COLLEGE STATION -- Right now, the thought of doing yard work probably doesn't sound too appealing. So as the sun continues to dry out our grass and even kill it, home owners are turning to local lawn care services to do the dirty work for them.
You'd think the drought would put lawn companies out of business but it actually keeps them busier.
Tim Schnabel with Aggieland Green said, "People don't know what to do so they ask for our advice and our guidance and the people that trust us to care for their lawn and follow are watering instructions do have nice yards"
One question Jesse Walker often gets is, why is my yard turning brown? Brown spots can be caused by a number of reasons besides the lack of rain.
"It could be a lack of watering, lack of nutrients as far as fertilization. It could also be fungal or fungal problems or some type of pest issue also," said Walker of J Walkers Lawn Care Services.
Add this summer, pests are causing more problems than normal.
"We're seeing chinch bugs on St. Augustine yards, Zoysia yards and Bermuda yards which is a little bit irregular because we're used to just seeing it on St. Augustine yards," said Schnabel.
However, bugs aren't the biggest concern.

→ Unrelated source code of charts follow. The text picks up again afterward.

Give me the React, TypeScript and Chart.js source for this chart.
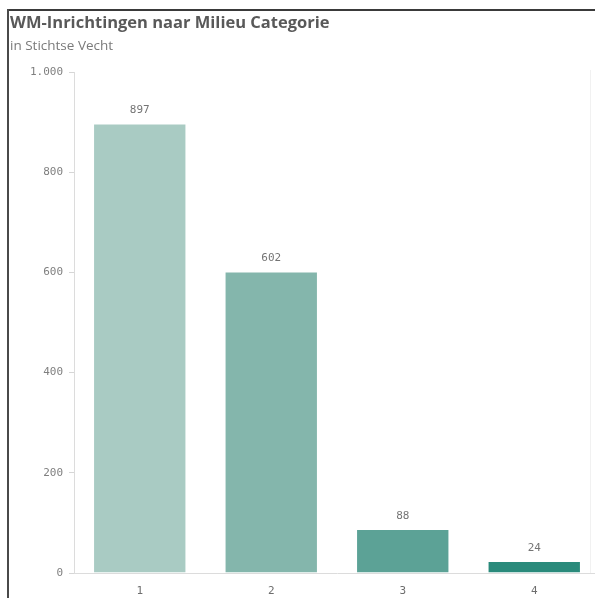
import React, { useEffect, useRef } from "react";
import { Chart, registerables } from "chart.js";

Chart.register(...registerables);

const categories = ["1", "2", "3", "4"];
const values = [897, 602, 88, 24];
const barColors = ["#a9cbc3", "#84b6ac", "#5ca296", "#2a8a7b"];
const yTickValues = [0, 200, 400, 600, 800, 1000];
const yTickLabels = ["0", "200", "400", "600", "800", "1.000"];
const title = "WM-Inrichtingen naar Milieu Categorie";
const subtitle = "in Stichtse Vecht";

const MONO = "'DejaVu Sans Mono', monospace";

const valueLabels = {
  id: "valueLabels",
  afterDatasetsDraw(chart: any) {
    const ctx = chart.ctx;
    const meta = chart.getDatasetMeta(0);
    ctx.save();
    ctx.font = `11px ${MONO}`;
    ctx.fillStyle = "#747474";
    ctx.textAlign = "center";
    ctx.textBaseline = "middle";
    meta.data.forEach((bar: any, i: number) => {
      ctx.fillText(String(values[i]), bar.x, bar.y - 13);
    });
    ctx.restore();
  },
};

export default function App() {
  const ref = useRef<HTMLCanvasElement>(null);

  useEffect(() => {
    if (!ref.current) return;
    const chart = new Chart(ref.current, {
      type: "bar",
      data: {
        labels: categories,
        datasets: [
          {
            data: values,
            backgroundColor: barColors,
            borderColor: "rgba(255,255,255,0.6)",
            borderWidth: 1,
            categoryPercentage: 0.71,
            barPercentage: 1,
          },
        ],
      },
      plugins: [valueLabels],
      options: {
        responsive: false,
        animation: false,
        layout: { padding: { top: 72, right: 10, left: 0, bottom: 0 } },
        plugins: {
          legend: { display: false },
          tooltip: { enabled: false },
          title: { display: false },
        },
        scales: {
          x: {
            grid: { display: false, drawTicks: false },
            border: { display: true, color: "#dcdcdc", width: 1 },
            ticks: {
              color: "#6e6e6e",
              font: { family: MONO, size: 11 },
              padding: 12,
            },
            afterFit(scale: any) {
              scale.height = 37;
            },
          },
          y: {
            min: 0,
            max: 1000,
            afterBuildTicks(scale: any) {
              scale.ticks = yTickValues.map((v) => ({ value: v }));
            },
            grid: {
              drawOnChartArea: false,
              drawTicks: true,
              tickLength: 5,
              color: "#d6d6d6",
            },
            border: { display: true, color: "#dcdcdc", width: 1 },
            ticks: {
              color: "#7f7f7f",
              font: { family: MONO, size: 11 },
              padding: 6,
              callback: (_v: any, i: number) => yTickLabels[i],
            },
            afterFit(scale: any) {
              scale.width = 74;
            },
          },
        },
      },
    });
    return () => chart.destroy();
  }, []);

  return (
    <div
      style={{
        position: "fixed",
        left: 0,
        top: 0,
        width: 595,
        height: 598,
        overflow: "hidden",
        background: "#ffffff",
      }}
    >
      <canvas
        ref={ref}
        width={610}
        height={610}
        style={{ position: "absolute", left: 0, top: 0, width: 610, height: 610 }}
      />
      <div style={{ position: "absolute", left: 8, top: 9, width: 587, height: 2, background: "#3a3a3a" }} />
      <div style={{ position: "absolute", left: 7, top: 9, width: 2, height: 589, background: "#4a4a4a" }} />
      <div style={{ position: "absolute", left: 590, top: 70, width: 1, height: 503, background: "#f1f1f1" }} />
      <div
        style={{
          position: "absolute",
          left: 10,
          top: 11,
          fontFamily: "'Open Sans', sans-serif",
          fontWeight: 700,
          fontSize: 16.5,
          lineHeight: "22px",
          color: "#595959",
          whiteSpace: "nowrap",
        }}
      >
        {title}
      </div>
      <div
        style={{
          position: "absolute",
          left: 10,
          top: 36,
          fontFamily: "'Open Sans', sans-serif",
          fontSize: 13.5,
          lineHeight: "18px",
          color: "#7a7a7a",
          whiteSpace: "nowrap",
        }}
      >
        {subtitle}
      </div>
    </div>
  );
}
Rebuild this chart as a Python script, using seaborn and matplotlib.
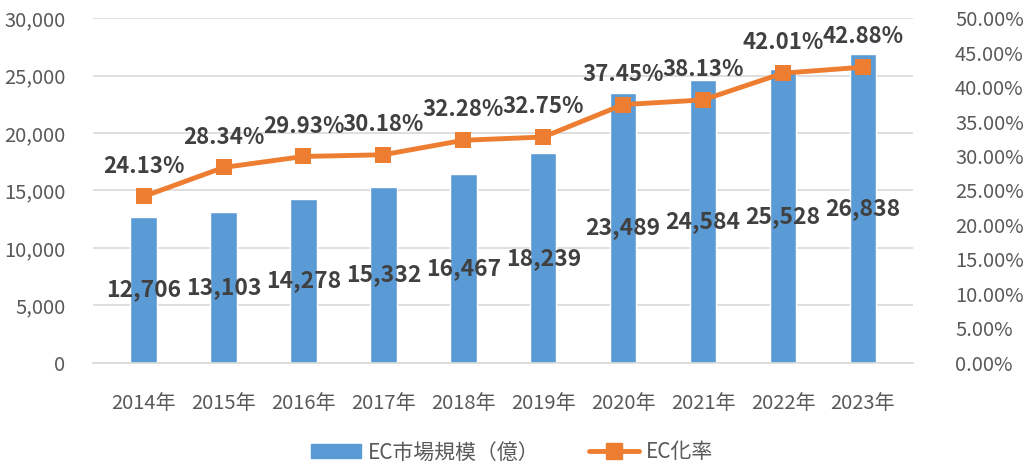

It's the dryness that's the problem.
"You want to allow enough water to penetrate to the roots and to you know, remain in the soil in order to provide water for a longer period of time for the roots," said Walker.
Plants like the Lantana do best in the heat and drought because they hold in moisture and don't have to be watered as often.
Even though it might cost you a little more now, experts say it's better to take care of your lawn before it dies and needs to be completely replaced.
So fertilize, protect it from pests and make sure you're getting good watering coverage.